By | March 9, 2012, 6:48 AM PST

São Paulo Mayor Gilberto Kassab enacted the “Clean City Law” in 2006, banning every outdoor billboard, bus ad, and poster. Some imagined an international war against “visual pollution” might ripple across the oceans on a government level.

Needless to say, the waters have remained fairly calm.

But there are those who keep the fight alive. Filmmaker Gwenaëlle Gobé is touring a feature documentary about the effect of outdoor advertising on communities from São Paulo to Toronto.

This Space Available questions the “post-WWII, rosy view of brands saving the world from destruction and decay” - which is how Gobé describes her father’s ideology, corporate branding guru Marc Gobé.

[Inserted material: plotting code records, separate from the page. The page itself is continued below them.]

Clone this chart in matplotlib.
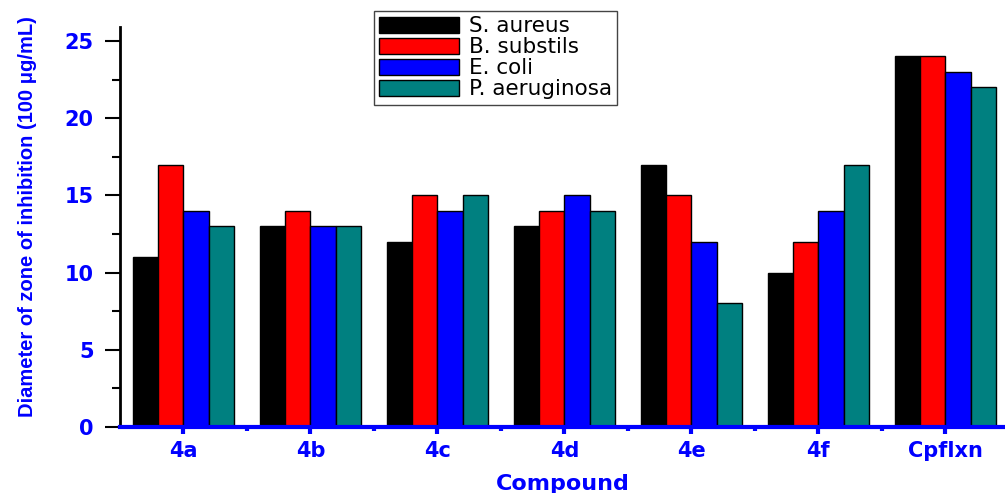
import matplotlib
matplotlib.use('Agg')
import matplotlib.pyplot as plt
import numpy as np
from matplotlib.ticker import MultipleLocator, FixedLocator

compounds = ['4a', '4b', '4c', '4d', '4e', '4f', 'Cpflxn']
strains = ['S. aureus', 'B. substils', 'E. coli', 'P. aeruginosa']
s_aureus = [11, 13, 12, 13, 17, 10, 24]
b_subtilis = [17, 14, 15, 14, 15, 12, 24]
e_coli = [14, 13, 14, 15, 12, 14, 23]
p_aeruginosa = [13, 13, 15, 14, 8, 17, 22]
colors = ['#000000', '#ff0000', '#0000ff', '#008080']

fig = plt.figure(figsize=(10.05, 4.93), dpi=100)
ax = fig.add_axes([0.1194, 0.134, 0.8806, 0.811])

x = np.arange(len(compounds))
width = 0.2
series = [s_aureus, b_subtilis, e_coli, p_aeruginosa]
for i, (vals, c, name) in enumerate(zip(series, colors, strains)):
    ax.bar(x + (i - 1.5) * width, vals, width, color=c, edgecolor='black',
           linewidth=1, label=name, zorder=2)

ax.set_xlim(-0.5, 6.47)
ax.set_ylim(0, 25.9)

# spines
for s in ['top', 'right']:
    ax.spines[s].set_visible(False)
ax.spines['left'].set_linewidth(2)
ax.spines['left'].set_color('black')
ax.spines['bottom'].set_linewidth(3)
ax.spines['bottom'].set_color('blue')
ax.spines['bottom'].set_zorder(3)

# y ticks
ax.yaxis.set_major_locator(MultipleLocator(5))
ax.yaxis.set_minor_locator(MultipleLocator(2.5))
ax.tick_params(axis='y', which='major', direction='out', length=11, width=1.5,
               color='black', pad=8, labelsize=15, labelcolor='blue')
ax.tick_params(axis='y', which='minor', direction='out', length=6, width=1.5,
               color='black')

# x ticks
ax.set_xticks(x)
ax.set_xticklabels(compounds)
ax.xaxis.set_minor_locator(FixedLocator(x[:-1] + 0.5))
ax.tick_params(axis='x', which='major', direction='out', length=5, width=3,
               color='blue', pad=5, labelsize=15, labelcolor='blue')
ax.tick_params(axis='x', which='minor', direction='out', length=3, width=3,
               color='blue')
for lab in ax.get_xticklabels() + ax.get_yticklabels():
    lab.set_fontweight('bold')
    lab.set_family('DejaVu Sans')

ax.set_xlabel('Compound', fontsize=16, fontweight='bold', color='blue',
              family='DejaVu Sans')
ax.xaxis.set_label_coords(0.5, -0.1425)
ax.xaxis.label.set_va('center')

ax.set_ylabel('Diameter of zone of inhibition (100 \u03bcg/mL)', fontsize=14.5,
              fontweight='bold', color='blue',
              family=['Liberation Sans', 'DejaVu Sans'])
ax.yaxis.set_label_coords(-0.105, 0.527)
ax.yaxis.label.set_va('center')

leg = ax.legend(loc='upper left', bbox_to_anchor=(0.372, 0.978),
                bbox_transform=fig.transFigure, fancybox=False,
                edgecolor='#444444', framealpha=1, handlelength=3.7,
                handleheight=0.75, labelspacing=0.05, borderpad=0.25,
                handletextpad=0.45, borderaxespad=0,
                prop={'family': 'DejaVu Sans', 'size': 15.5})
leg.get_frame().set_linewidth(1)

plt.savefig('out.png', dpi=100)
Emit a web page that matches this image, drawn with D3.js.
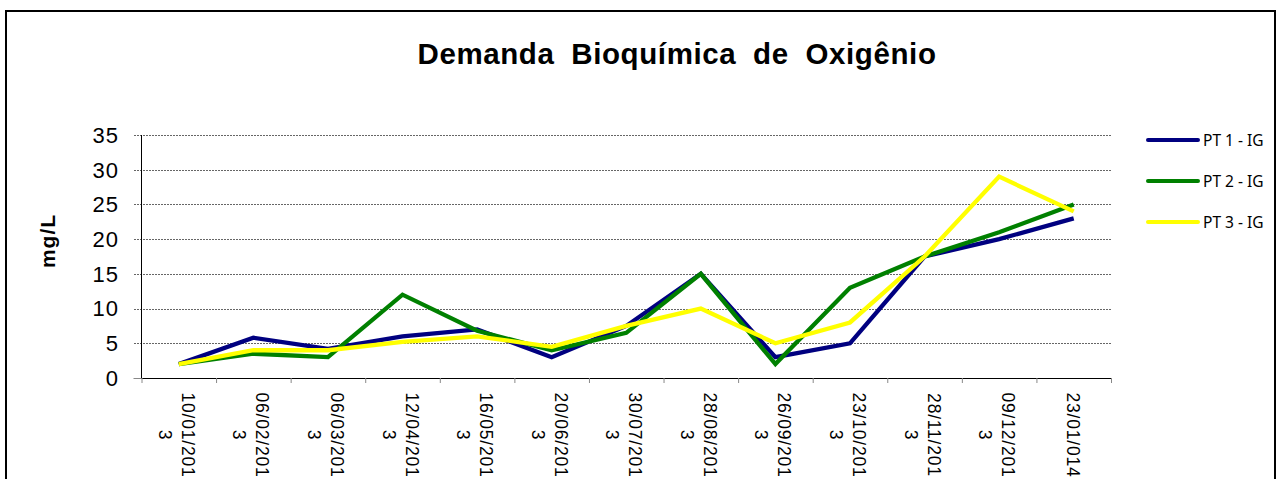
<!DOCTYPE html>
<html lang="pt">
<head>
<meta charset="UTF-8">
<script src="https://d3js.org/d3.v7.min.js"></script>
<title>Demanda Bioquímica de Oxigênio</title>
<style>
  body { margin: 0; background: #fff; }
  text { font-family: "Liberation Sans", Arial, sans-serif; fill: #000; }
</style>
</head>
<body>
<script>
// datas de coleta (quebradas em duas linhas como no original)
var datas = [
    ["10/01/201", "3"], ["06/02/201", "3"], ["06/03/201", "3"], ["12/04/201", "3"],
    ["16/05/201", "3"], ["20/06/201", "3"], ["30/07/201", "3"], ["28/08/201", "3"],
    ["26/09/201", "3"], ["23/10/201", "3"], ["28/11/201", "3"], ["09/12/201", "3"],
    ["23/01/014"]
];
var pt1 = [2, 5.8, 4.2, 6, 7, 3, 7.5, 15, 3, 5, 17.5, 20, 23];
var pt2 = [2, 3.5, 3, 12, 6.8, 4, 6.5, 15, 2, 13, 17.5, 21, 25];
var pt3 = [2, 4, 4, 5.2, 6, 4.5, 7.5, 10, 5, 8, 17.5, 29, 24];
var nomes = ["PT 1 - IG", "PT 2 - IG", "PT 3 - IG"];
var cores = ["#000080", "#008000", "#ffff00"];
var yTicks = [0, 5, 10, 15, 20, 25, 30, 35];

var width = 1277, height = 479;
var pLeft = 141.5, pRight = 1111, pTop = 135, pBottom = 378;

var svg = d3.select("body").append("svg")
    .attr("width", width)
    .attr("height", height);

svg.append("rect")
    .attr("width", width).attr("height", height)
    .attr("fill", "#fff");

// moldura do grafico
svg.append("rect")
    .attr("x", 6).attr("y", 11)
    .attr("width", 1269).attr("height", 520)
    .attr("fill", "none")
    .attr("stroke", "#000")
    .attr("stroke-width", 2);

var x = d3.scaleLinear().domain([0, datas.length]).range([pLeft, pRight]);
var y = d3.scaleLinear().domain([0, 35]).range([pBottom, pTop]);

// linhas de grade (pontilhadas)
svg.append("g").selectAll("line")
    .data(yTicks.filter(function (d) { return d > 0; }))
    .enter().append("line")
    .attr("x1", pLeft - 8).attr("x2", pRight)
    .attr("y1", function (d) { return Math.round(y(d)) + 0.5; })
    .attr("y2", function (d) { return Math.round(y(d)) + 0.5; })
    .attr("stroke", "#666")
    .attr("stroke-dasharray", "2,1")
    .attr("shape-rendering", "crispEdges");

// eixo y
svg.append("line")
    .attr("x1", pLeft).attr("x2", pLeft)
    .attr("y1", pTop).attr("y2", pBottom)
    .attr("stroke", "#000")
    .attr("shape-rendering", "crispEdges");
svg.append("line")
    .attr("x1", pLeft - 8).attr("x2", pLeft)
    .attr("y1", pBottom + 0.5).attr("y2", pBottom + 0.5)
    .attr("stroke", "#888");

svg.append("g").selectAll("text")
    .data(yTicks)
    .enter().append("text")
    .attr("x", 119)
    .attr("y", function (d) { return y(d); })
    .attr("dy", "0.36em")
    .attr("text-anchor", "end")
    .style("font-size", "22px")
    .style("letter-spacing", "1px")
    .text(function (d) { return d; });

// eixo x
var xAxis = d3.axisBottom(x)
    .tickValues(d3.range(0, datas.length + 1))
    .tickSize(5)
    .tickFormat("");
var gx = svg.append("g")
    .attr("transform", "translate(0," + pBottom + ")")
    .call(xAxis);
gx.select(".domain").attr("stroke", "#000").attr("d", "M" + pLeft + ",0.5H" + pRight);
gx.selectAll(".tick line").attr("stroke", "#888");

var rot = svg.append("g").selectAll("g")
    .data(datas)
    .enter().append("g")
    .attr("transform", function (d, i) {
        return "translate(" + x(i + 0.5) + ",391) rotate(90)";
    });
rot.each(function (d) {
    var g = d3.select(this);
    var offs = d.length > 1 ? [-3, 20] : [7];
    d.forEach(function (linha, k) {
        g.append("text")
            .attr("x", 44)
            .attr("y", offs[k])
            .attr("text-anchor", "middle")
            .style("font-size", "17.5px")
            .style("letter-spacing", "0.8px")
            .text(linha);
    });
});

// series
var series = [pt1, pt2, pt3];
var line = d3.line()
    .x(function (d, i) { return x(i + 0.5); })
    .y(function (d) { return y(d); });

svg.append("g").selectAll("path")
    .data(series)
    .enter().append("path")
    .attr("d", line)
    .attr("fill", "none")
    .attr("stroke", function (d, i) { return cores[i]; })
    .attr("stroke-width", 4.3)
    .attr("stroke-linejoin", "miter");

// titulo
svg.append("text")
    .attr("x", 677)
    .attr("y", 64)
    .attr("text-anchor", "middle")
    .style("font-size", "29.5px")
    .style("font-weight", "bold")
    .style("letter-spacing", "0.6px")
    .style("word-spacing", "8px")
    .text("Demanda Bioquímica de Oxigênio");

svg.append("text")
    .attr("transform", "translate(55,241) rotate(-90)")
    .attr("text-anchor", "middle")
    .style("font-size", "21px")
    .style("font-weight", "bold")
    .style("letter-spacing", "1px")
    .text("mg/L");

// legenda
var leg = svg.append("g").selectAll("g")
    .data(nomes)
    .enter().append("g")
    .attr("transform", function (d, i) { return "translate(1148," + (140 + i * 41) + ")"; });
leg.append("line")
    .attr("x1", 0).attr("x2", 50)
    .attr("stroke", function (d, i) { return cores[i]; })
    .attr("stroke-width", 4)
    .attr("stroke-linecap", "round");
leg.append("text")
    .attr("x", 55)
    .attr("dy", "0.36em")
    .style("font-family", "'Noto Sans', sans-serif")
    .style("font-size", "15.5px")
    .text(function (d) { return d; });
</script>
</body>
</html>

In the following excerpt, Jordan Seiler’s PublicAdCampaign sends a group of activists out to white wash 19,000 square feet of illegal advertisements - literally, with 80 gallons of paint.

Unlike in São Paulo, illegally placed billboards cover Manhattan’s buildings and streets, and the charge for tampering isn’t light.

The Atlantic recently sat down with Gwenaëlle Gobé to speak about the process of making This Space Available.

Gobé states:

There is a very compelling set of conflicting interests here and I use them to tell a story of a world in flux. This film is about how we arrived at the current state of commercial excess and the people who are doing something about this crisis. The film asks, what kind of world did our previous generation of advertising artists dream to create, and what is the result today? Who are the people raising awareness about visual pollution and how are they going about it? Everywhere around the world, in every city, someone is standing up locally to excessive outdoor media, either in the courtroom or in the streets. The passion of the people we met throughout our journey around the world, are our inspiration and our thread to telling the story.

I feel brands infiltrate our space, our privacy and our health without asking permission. Everywhere we go we are treated as potential consumers. There needs to be a place for everything, and we, as a culture, as individuals, are many other things besides consumers. It’s important to create and maintain public and private spaces that respect the citizen. Things are a bit out of control in Los Angeles; when I go for a walk sometimes I think, there is a virtual pick-pocketing going on.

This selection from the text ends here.